THE TASK:
Find, in the records below, the line that contains "Convert this chart to Altair code." and the line that contains "PLOT_W, PLOT_H = 901, 557". Copy those two lines and everything between them exactly, but not the pictures.

(Figure scripts)
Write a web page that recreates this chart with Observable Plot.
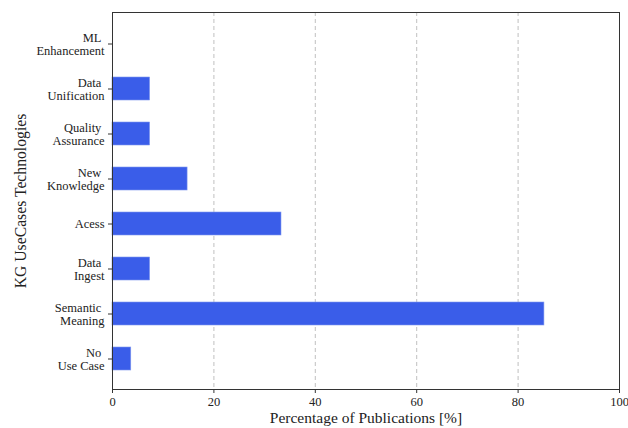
<!DOCTYPE html>
<html><head><meta charset="utf-8">
<script src="https://cdn.jsdelivr.net/npm/d3@7"></script>
<script src="https://cdn.jsdelivr.net/npm/@observablehq/plot@0.6"></script>
<style>body{margin:0;background:#fff}</style>
</head><body><div id="chart"></div>
<script>
const categories = ["ML Enhancement","Data Unification","Quality Assurance","New Knowledge","Acess","Data Ingest","Semantic Meaning","No Use Case"];
const tickLabels = ["ML\u00a0\nEnhancement","Data\u00a0\nUnification","Quality\u00a0\nAssurance","New\u00a0\nKnowledge","Acess","Data\u00a0\nIngest","Semantic\u00a0\nMeaning","No\u00a0\nUse Case"];
const values = [0, 7.41, 7.41, 14.81, 33.33, 7.41, 85.19, 3.70];
const xTicks = [0, 20, 40, 60, 80, 100];
const xTitle = "Percentage of Publications [%]";
const yTitle = "KG UseCases Technologies";

const data = categories.map((c, i) => ({category: c, value: values[i], label: tickLabels[i]}));
const font = "Liberation Serif";
const ink = "#222";

const chart = Plot.plot({
  width: 628, height: 428,
  marginLeft: 112, marginRight: 9, marginTop: 12, marginBottom: 39,
  style: {fontFamily: font, background: "#fff", color: ink, overflow: "visible"},
  x: {domain: [0, 100], ticks: xTicks},
  y: {domain: categories, paddingInner: 0.5, paddingOuter: 0.375},
  marks: [
    Plot.gridX(xTicks.slice(1, -1), {stroke: "#b0b0b0", strokeOpacity: 1, strokeDasharray: "4,3", strokeWidth: 0.8}),
    Plot.barX(data, {x: "value", y: "category", fill: "#3a5de9", stroke: "#7f97ef", strokeWidth: 0.6}),
    Plot.frame({stroke: "#333", strokeWidth: 1}),
    Plot.axisX({ticks: xTicks, tickSize: 4, tickFormat: () => "", label: null, stroke: "#333"}),
    Plot.axisY({tickSize: 4, tickFormat: () => "", label: null, stroke: "#333"}),
    Plot.text(xTicks, {x: d => d, text: d => String(d), frameAnchor: "bottom", lineAnchor: "top", dy: 8, fontSize: 12.5, fontFamily: font, fill: ink}),
    Plot.text(data, {y: "category", text: "label", frameAnchor: "left", textAnchor: "end", lineAnchor: "middle", dx: -8, lineHeight: 1.05, fontSize: 12.5, fontFamily: font, fill: ink}),
    Plot.text([xTitle], {frameAnchor: "bottom", lineAnchor: "middle", dy: 29, fontSize: 15.5, fontFamily: font, fill: ink}),
    Plot.text([yTitle], {frameAnchor: "left", textAnchor: "middle", lineAnchor: "middle", rotate: -90, dx: -92, fontSize: 15.7, fontFamily: font, fill: ink})
  ]
});
document.getElementById("chart").append(chart);
</script>
</body></html>
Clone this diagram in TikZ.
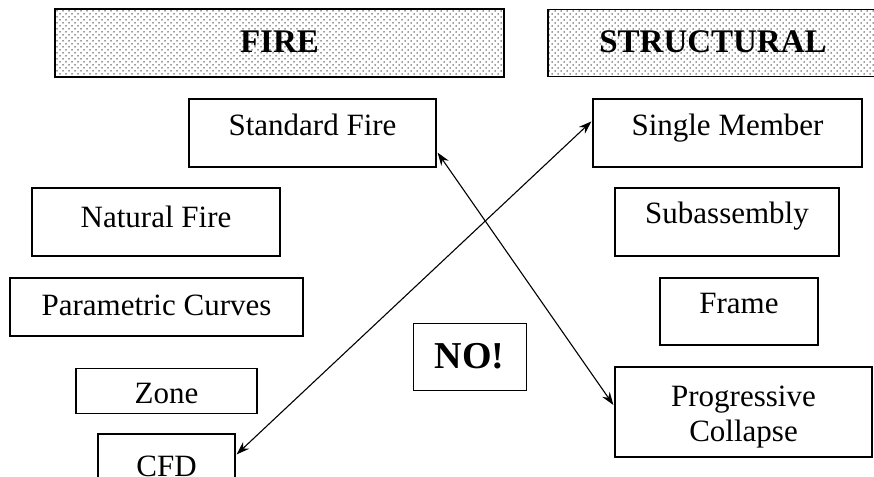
\documentclass[tikz,border=0pt]{standalone}
\usepackage{fontspec}
\setmainfont{Liberation Serif}
\usetikzlibrary{arrows.meta,patterns,calc}
\pgfdeclarepatternformonly{mydots}{\pgfqpoint{-1pt}{-1pt}}{\pgfqpoint{7pt}{7pt}}{\pgfqpoint{6pt}{6pt}}{%
  \pgfpathcircle{\pgfqpoint{0pt}{0pt}}{0.75pt}%
  \pgfpathcircle{\pgfqpoint{3pt}{3pt}}{0.75pt}%
  \pgfusepath{fill}}
\tikzset{
  boxnode/.style={draw, line width=1.2pt, inner sep=0pt, align=center,
    font=\fontsize{31}{35}\selectfont},
  hdrnode/.style={draw, line width=1.4pt, inner sep=0pt, pattern=mydots, pattern color=black!80},
  hdrtext/.style={inner sep=0pt, text height=24pt, text depth=4pt, font=\fontsize{33}{38}\selectfont\bfseries},
  link/.style={line width=1.1pt, {Stealth[length=13pt,width=9pt]}-{Stealth[length=13pt,width=9pt]}}
}
\begin{document}
\begin{tikzpicture}[x=1pt,y=-1pt]
\useasboundingbox (0,0) rectangle (874,476);
% headers
\node[hdrnode, minimum width=449pt, minimum height=68pt] (firehdr) at (279.5,43) {};
\node[hdrtext] (firetxt) at (firehdr.center) {FIRE};
\node[hdrnode, minimum width=330pt, minimum height=67pt] (structhdr) at (713,43) {};
\node[hdrtext] (structtxt) at (structhdr.center) {STRUCTURAL};
% fire column
\node[boxnode, text height=16pt, text depth=12pt, minimum width=247pt, minimum height=68pt] (stdfire) at (312.5,133) {Standard Fire};
\node[boxnode, text height=19pt, text depth=9pt, minimum width=248pt, minimum height=68pt] (natfire) at (156,222) {Natural Fire};
\node[boxnode, text height=22pt, text depth=6pt, minimum width=293pt, minimum height=58pt] (param) at (156.5,307) {Parametric Curves};
\node[boxnode, text height=26pt, text depth=2pt, minimum width=181pt, minimum height=45pt] (zone) at (166.5,391) {Zone};
\node[boxnode, text height=23pt, text depth=5pt, minimum width=137pt, minimum height=66pt] (cfd) at (166.5,467) {CFD};
% middle
\node[boxnode, text height=26pt, text depth=2pt, line width=0.8pt, minimum width=113pt, minimum height=67pt, font=\fontsize{38}{42}\selectfont\bfseries] (nobox) at (469.5,356.5) {NO!};
% structural column
\node[boxnode, text height=16pt, text depth=12pt, minimum width=269pt, minimum height=68pt] (single) at (727.5,133) {Single Member};
\node[boxnode, text height=15pt, text depth=13pt, minimum width=224pt, minimum height=68pt] (subasm) at (727,222) {Subassembly};
\node[boxnode, text height=16pt, text depth=12pt, minimum width=158pt, minimum height=67pt] (frame) at (739,311.5) {Frame};
\node[boxnode, minimum width=257pt, minimum height=90pt] (prog) at (743.5,412) {\rule{0pt}{30pt}Progressive\\Collapse};
% connector ends
\coordinate (a1) at ($(stdfire.south east)+(1,-15)$);
\coordinate (b1) at ($(prog.west)+(-1,-7)$);
\coordinate (a2) at ($(cfd.north east)+(1,21)$);
\coordinate (b2) at ($(single.north west)+(-1,23)$);
\draw[link] (a1) -- (b1);
\draw[link] (a2) -- (b2);
\end{tikzpicture}
\end{document}
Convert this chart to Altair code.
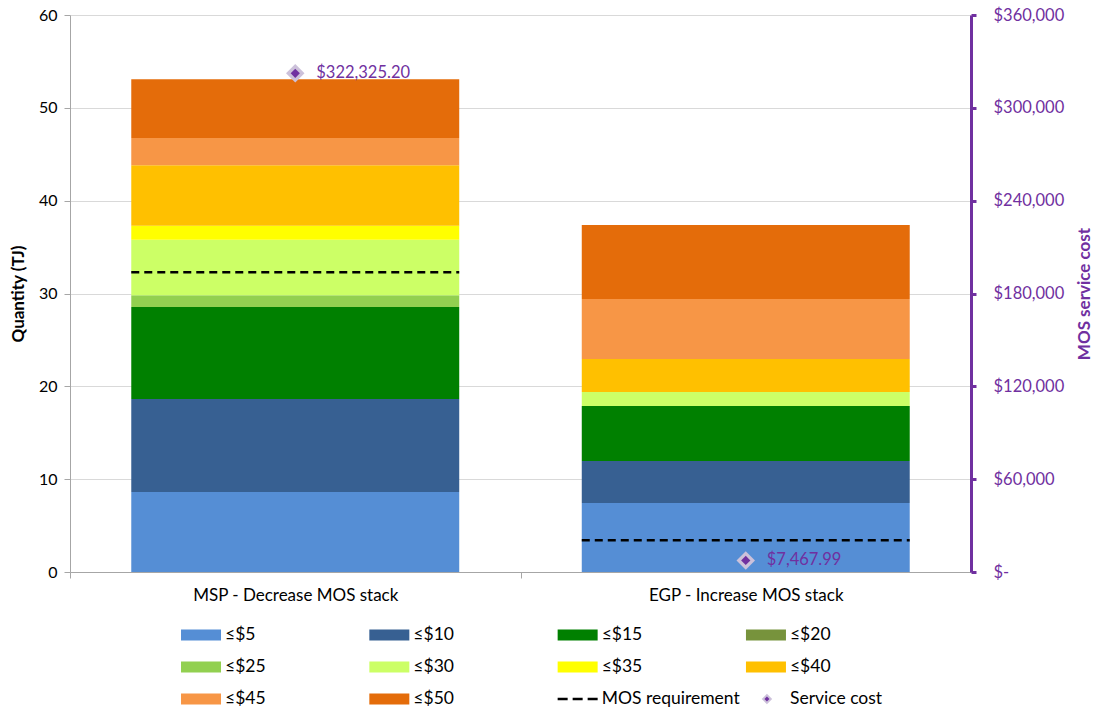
import altair as alt
import pandas as pd

# ---------------- data ----------------
categories = ["MSP - Decrease MOS stack", "EGP - Increase MOS stack"]
tiers = ["≤$5", "≤$10", "≤$15", "≤$20", "≤$25", "≤$30", "≤$35", "≤$40", "≤$45", "≤$50"]
tier_colors = ["#558ED5", "#376092", "#008000", "#77933C", "#92D050",
               "#CCFF66", "#FFFF00", "#FFC000", "#F79646", "#E46C0A"]
msp_values = [8.62, 10.02, 9.91, 0.0, 1.26, 5.99, 1.50, 6.51, 2.94, 6.32]
egp_values = [7.43, 4.53, 5.92, 0.0, 0.0, 1.51, 0.0, 3.56, 6.46, 7.97]
mos_requirement = [32.28, 3.41]
service_cost = [322325.20, 7467.99]
legend_labels = tiers + ["MOS requirement", "Service cost"]
legend_kinds = ["swatch"] * 10 + ["dash", "diamond"]

PURPLE = "#7030A0"
LAVENDER = "#CCC1DA"
FONT = "Lato"
PLOT_W, PLOT_H = 901, 557

rows = []
for cat, vals in zip(categories, [msp_values, egp_values]):
    for i, (t, v) in enumerate(zip(tiers, vals)):
        if v > 0:
            rows.append({"category": cat, "tier": t, "idx": i, "value": v})
df = pd.DataFrame(rows)
df_mos = pd.DataFrame({"category": categories, "mos": mos_requirement})
df_cost = pd.DataFrame({"category": categories, "cost": service_cost})
df_leg = pd.DataFrame({
    "label": legend_labels,
    "kind": legend_kinds,
    "tier": legend_labels,
    "col": [i % 4 for i in range(len(legend_labels))],
    "row": [i // 4 for i in range(len(legend_labels))],
})

color_scale = alt.Scale(domain=tiers, range=tier_colors)
half_step = PLOT_W / len(categories) / 2


def x_enc(**kw):
    return alt.X(
        "category:N", sort=categories, title=None,
        scale=alt.Scale(paddingInner=0.272, paddingOuter=0.136),
        axis=alt.Axis(labelAngle=0, labelFontSize=17, labelColor="#000000",
                      labelPadding=9, labelLimit=0, domainColor="#A6A6A6",
                      tickColor="#A6A6A6", tickSize=6, grid=False,
                      tickOffset=-half_step, labelOffset=half_step),
        **kw)


y_left = alt.Y(
    "value:Q", stack="zero", scale=alt.Scale(domain=[0, 60], nice=False),
    axis=alt.Axis(values=list(range(0, 61, 10)), title="Quantity (TJ)",
                  titleFontSize=17, titleFontWeight="bold", titleColor="#000000",
                  titlePadding=11, labelFontSize=16, labelColor="#000000",
                  labelPadding=7, tickSize=6, tickColor="#A6A6A6",
                  domainColor="#A6A6A6", gridColor="#D9D9D9", grid=True))

bars = alt.Chart(df).mark_bar().encode(
    x=x_enc(),
    y=y_left,
    color=alt.Color("tier:N", scale=color_scale, legend=None),
    order=alt.Order("idx:Q", sort="ascending"),
)

rules = alt.Chart(df_mos).mark_rule(color="#000000", strokeWidth=2.5,
                                    strokeDash=[8, 5]).encode(
    x=x_enc(bandPosition=0),
    x2=alt.X2("category", bandPosition=1),
    y=alt.Y("mos:Q"),
)

y_right = alt.Y(
    "cost:Q", scale=alt.Scale(domain=[0, 360000], nice=False),
    axis=alt.Axis(orient="right", values=list(range(0, 360001, 60000)),
                  labelExpr="datum.value == 0 ? '$-' : '$' + format(datum.value, ',')",
                  title="MOS service cost", titleAngle=270, titleFontSize=17,
                  titleFontWeight="bold", titleColor=PURPLE, titlePadding=30,
                  labelFontSize=16.5, labelColor=PURPLE, labelPadding=17,
                  domainColor=PURPLE, domainWidth=3, tickColor=PURPLE,
                  tickWidth=3, tickSize=5, grid=False))

pts_outer = alt.Chart(df_cost).mark_point(
    shape="diamond", filled=True, size=340, color=LAVENDER, opacity=1).encode(
    x=x_enc(), y=y_right)
pts_inner = alt.Chart(df_cost).mark_point(
    shape="diamond", filled=True, size=85, color=PURPLE, opacity=1).encode(
    x=x_enc(), y=y_right)
cost_text = alt.Chart(df_cost).transform_calculate(
    label="'$' + format(datum.cost, ',.2f')"
).mark_text(align="left", baseline="middle", dx=21, fontSize=16.5,
            color=PURPLE).encode(x=x_enc(), y=y_right, text="label:N")

left = alt.layer(bars, rules)
right = alt.layer(pts_outer, pts_inner, cost_text)
main = alt.layer(left, right).resolve_scale(y="independent").properties(
    width=PLOT_W, height=PLOT_H)

# ---------------- legend panel ----------------
lx = alt.X("col:Q", scale=alt.Scale(domain=[-0.5895, 4.195], nice=False,
                                    zero=False), axis=None)
ly = alt.Y("row:Q", scale=alt.Scale(domain=[-0.5, 2.5], nice=False,
                                    zero=False, reverse=True), axis=None)
base = alt.Chart(df_leg)
swatch = base.transform_filter("datum.kind == 'swatch'").mark_rect(
    x2Offset=40, yOffset=-5.5, y2Offset=5.5).encode(
    x=lx, x2="col:Q", y=ly, y2="row:Q",
    color=alt.Color("tier:N", scale=color_scale, legend=None))
dash = base.transform_filter("datum.kind == 'dash'").mark_rule(
    color="#000000", strokeWidth=2.5, strokeDash=[10, 5], x2Offset=41).encode(
    x=lx, x2="col:Q", y=ly)
d_outer = base.transform_filter("datum.kind == 'diamond'").mark_point(
    shape="diamond", filled=True, size=110, color=LAVENDER, opacity=1,
    xOffset=21).encode(x=lx, y=ly)
d_inner = base.transform_filter("datum.kind == 'diamond'").mark_point(
    shape="diamond", filled=True, size=25, color=PURPLE, opacity=1,
    xOffset=21).encode(x=lx, y=ly)
texts = base.mark_text(align="left", baseline="middle", dx=44, fontSize=17.5,
                       color="#000000").encode(x=lx, y=ly, text="label:N")
legend_chart = alt.layer(swatch, dash, d_outer, d_inner, texts).properties(
    width=PLOT_W, height=96)

chart = alt.vconcat(main, legend_chart, spacing=47, bounds="flush").properties(
    padding={"left": 9, "top": 7, "right": 0, "bottom": 0},
    background="#FFFFFF",
).configure(font=FONT).configure_view(stroke=None)

chart.save("out.html", embed_options={"renderer": "svg", "actions": False})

WORKED SOLUTION:
Convert this chart to Altair code.
import altair as alt
import pandas as pd

# ---------------- data ----------------
categories = ["MSP - Decrease MOS stack", "EGP - Increase MOS stack"]
tiers = ["≤$5", "≤$10", "≤$15", "≤$20", "≤$25", "≤$30", "≤$35", "≤$40", "≤$45", "≤$50"]
tier_colors = ["#558ED5", "#376092", "#008000", "#77933C", "#92D050",
               "#CCFF66", "#FFFF00", "#FFC000", "#F79646", "#E46C0A"]
msp_values = [8.62, 10.02, 9.91, 0.0, 1.26, 5.99, 1.50, 6.51, 2.94, 6.32]
egp_values = [7.43, 4.53, 5.92, 0.0, 0.0, 1.51, 0.0, 3.56, 6.46, 7.97]
mos_requirement = [32.28, 3.41]
service_cost = [322325.20, 7467.99]
legend_labels = tiers + ["MOS requirement", "Service cost"]
legend_kinds = ["swatch"] * 10 + ["dash", "diamond"]

PURPLE = "#7030A0"
LAVENDER = "#CCC1DA"
FONT = "Lato"
PLOT_W, PLOT_H = 901, 557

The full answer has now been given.